Afonso V (1432-1481), roi de 1438 à 1481, second fils d’Édouard Ier, il n’avait que six ans lorsqu’il accéda au trône. La régence fut donc assurée par son oncle Pierre de Portugal, duc de Coimbra, qu’il limogea quelque temps après son arrivée au pouvoir. Son règne dut principalement marqué par la découverte du Cap-Vert, de l’Île de Gorée, de Madère et des Açores et par la prise d’Asilah et de Tanger. Il réclama également la couronne de Castille mais y renonça par le traité d’Alcáçovas. Il repose avec son épouse Isabelle de Coimbra (1432-1455).
João II (1455-1495), roi de 1481 à 1495, fils du précédent. Son règne fut principalement marqué par la découverte de l’embouchure du Congo, la croisade du Cap de Bonne-Espérance, la colonisation de Sao Tomé-et-Principe et la signature du traité de Tordesillas. Il fut enterré dans la cathédrale de Silves mais ses restes furent exhumés en 1499 et transférés dans son lieu de sépulture actuel.
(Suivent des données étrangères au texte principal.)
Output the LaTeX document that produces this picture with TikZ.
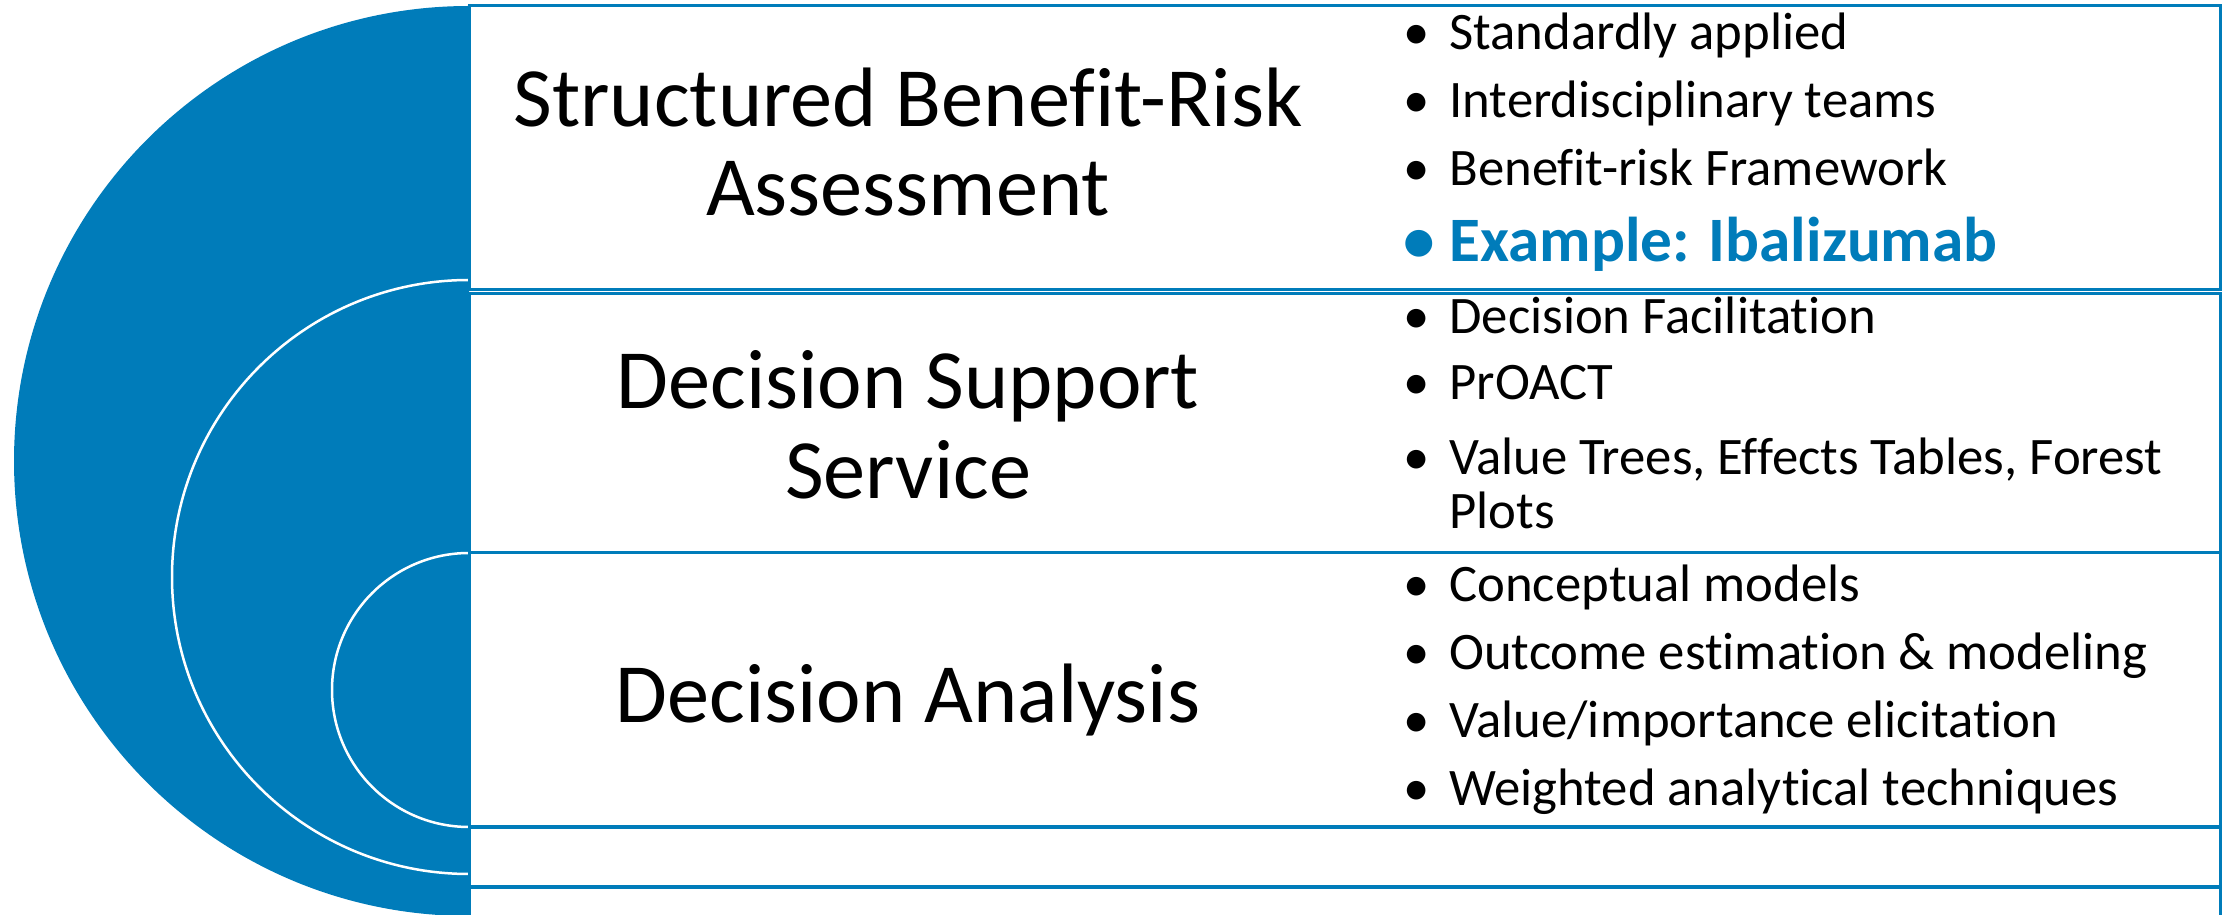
\documentclass[tikz,border=0pt]{standalone}
\usepackage{fontspec}
\setmainfont{Carlito}[Ligatures=NoCommon]
\usetikzlibrary{positioning}
\definecolor{srblue}{RGB}{0,124,186}
\newcommand\bul{\makebox[4.6mm][l]{\textbullet}}

\begin{document}
\begin{tikzpicture}[x=0.1mm,y=-0.1mm,thick,
    row box/.style={draw=srblue,line width=0.3mm},
    ring/.style={draw=white,line width=0.25mm},
    title node/.style={align=center,font=\fontsize{24}{25.5}\selectfont},
    item node/.style={anchor=base west,inner sep=0pt,align=left,font=\fontsize{15}{15.4}\selectfont},
    key item/.style={item node,text=srblue,font=\fontsize{18}{20}\selectfont\bfseries}]
    \useasboundingbox (0,0) rectangle (2226,915);
    \clip (0,0) rectangle (2226,915);
    \fill[white] (0,0) rectangle (2226,915);

    % half discs on the left
    \fill[srblue] (469,6) arc[start angle=90,end angle=270,radius=45.5mm] -- cycle;
    \draw[ring] (469,280) arc[start angle=90,end angle=270,radius=29.7mm];
    \draw[ring] (469,553) arc[start angle=90,end angle=270,radius=13.7mm];

    % table rows
    \draw[row box] (469,6) rectangle (2220,290);
    \draw[row box] (469,294) rectangle (2220,553);
    \draw[row box] (469,553) rectangle (2220,827);
    \draw[row box] (469,828) rectangle (2220,887);
    \draw[row box] (469,888) rectangle (2220,960);

    % row titles
    \node[title node] (sbra) at (908,142) {Structured Benefit-Risk\\Assessment};
    \node[title node] (dss) at (908,425) {Decision Support\\Service};
    \node[title node] (da) at (908,700) {Decision Analysis};

    % bullet lists
    \node[item node] (b11) at (1402,50) {\bul Standardly applied};
    \node[item node] (b12) [below=6.8mm of b11.base west,anchor=base west] {\bul Interdisciplinary teams};
    \node[item node] (b13) [below=6.8mm of b12.base west,anchor=base west] {\bul Benefit-risk Framework};
    \node[key item] (b14) [below=7.6mm of b13.base west,anchor=base west] {\bul Example: Ibalizumab};

    \node[item node] (b21) at (1402,334) {\bul Decision Facilitation};
    \node[item node] (b22) [below=6.6mm of b21.base west,anchor=base west] {\bul PrOACT};
    \node[item node] (b23) [below=12.9mm of b22.base west,anchor=base west] {\bul Value Trees, Effects Tables, Forest\\\hspace*{4.6mm}Plots};

    \node[item node] (b31) at (1402,602) {\bul Conceptual models};
    \node[item node] (b32) [below=6.8mm of b31.base west,anchor=base west] {\bul Outcome estimation \& modeling};
    \node[item node] (b33) [below=6.8mm of b32.base west,anchor=base west] {\bul Value/importance elicitation};
    \node[item node] (b34) [below=6.8mm of b33.base west,anchor=base west] {\bul Weighted analytical techniques};
\end{tikzpicture}
\end{document}
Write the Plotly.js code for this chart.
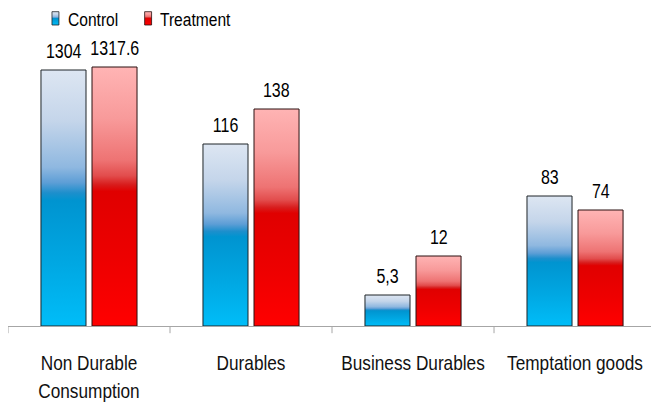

Il mourut sans descendance mâle légitime et fut le dernier roi de la dynastie Aviz.
L’infant Afonso (1475-1491), unique descendant mâle légitime du précédent dont la mort, à la suite d’une chute de cheval, mit fin aux espoirs des Aviz.
Depuis 1924, la salle du chapitre renferme la tombe du soldat inconnu qui contient le corps de deux jeunes soldats Portugais qui furent apportés de deux pays différents : en 1921, le corps d’un soldat inconnu, mort au cours de la Première Guerre mondiale, fut rapporté de France. On trouve dans cette salle Le Christ des Tranchées, seul vestige intact d’un calvaire situé à Neuve-Chapelle qui fut donné par la France au Portugal en 1958. Un second corps de soldat inconnu fut ramené du Mozambique. La « Flamme de la Patrie » brûle continuellement grâce à de l’huile votive venant d’oliviers portugais. Des militaires assurent une garde permanente.